Off-the-shelf solutions aren’t necessarily optimal or available for all disciplines. Consequently, some researchers are building their own. Pfizer Research Technology Center (www.pfizerrtc.com) is using high-content data mining to predict drug-induced hepatotoxicity. Scientist Arthur Smith, Ph.D., and colleagues developed a database of drugs that were marketed and safe and therapies that failed because of toxicity.
Then, using text mining, high-content biology, and primary cells, they developed a database of toxicological and pharmacokinetic content. Multivarient analysis was used to develop a decision-tree algorithm to identify toxic drugs. The result provides a highly accurate, early toxicological screen, according to Dr. Smith. Savings have been substantial enough for the program to be expanded to other areas.

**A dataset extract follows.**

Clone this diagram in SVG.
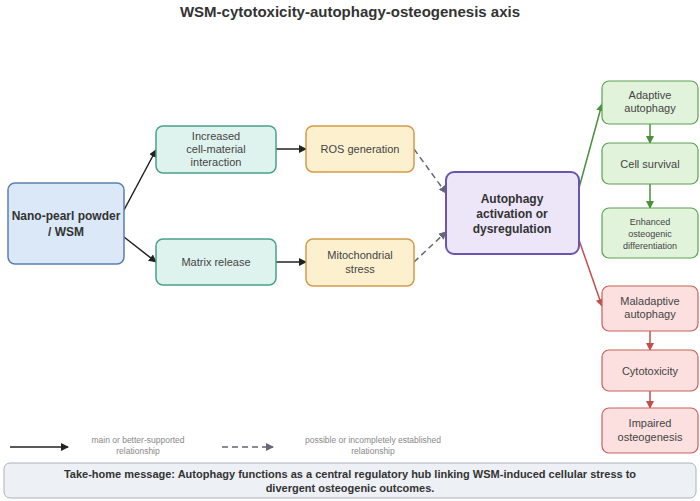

Seth Harris, Ph.D., research scientist II at Roche (www.roche.com), is another case in point. He is developing a multistructure data-mining application for x-ray crystallography. Traditionally, he says, structural biology would provide one or two structures in an area. Now, it’s feasible to determine 100 or more structures of a target complexed with various small molecules.
His application is “somewhere between back of the envelope and preliminary implementation,” he reports. The focus right now is to understand what’s important in the structure. Currently, computational chemists and crystallographers get together and analyze the structure, identifying the properties that are important in a given development project. “I want the computer to further facilitate that.”
Dr. Harris’ intention is to push the conceptual framework from simple distance-based analysis so that it yields increasingly sophisticated metrics that can, for example, tabulate electrostatic metrics between the protein and the ligand. Because the significance of similar interactions varies according to the protein environment in which they occur, determining the most important parameters is difficult, he explains. Data like that “is hard to tabulate into numbers.”
The application is conceived as a guide for chemists engaged in drug design but it could also have merit as a data organizer. It is particularly advantageous for those who are new to a program or who work on multiple projects to help discover and track the most pertinent or novel structures.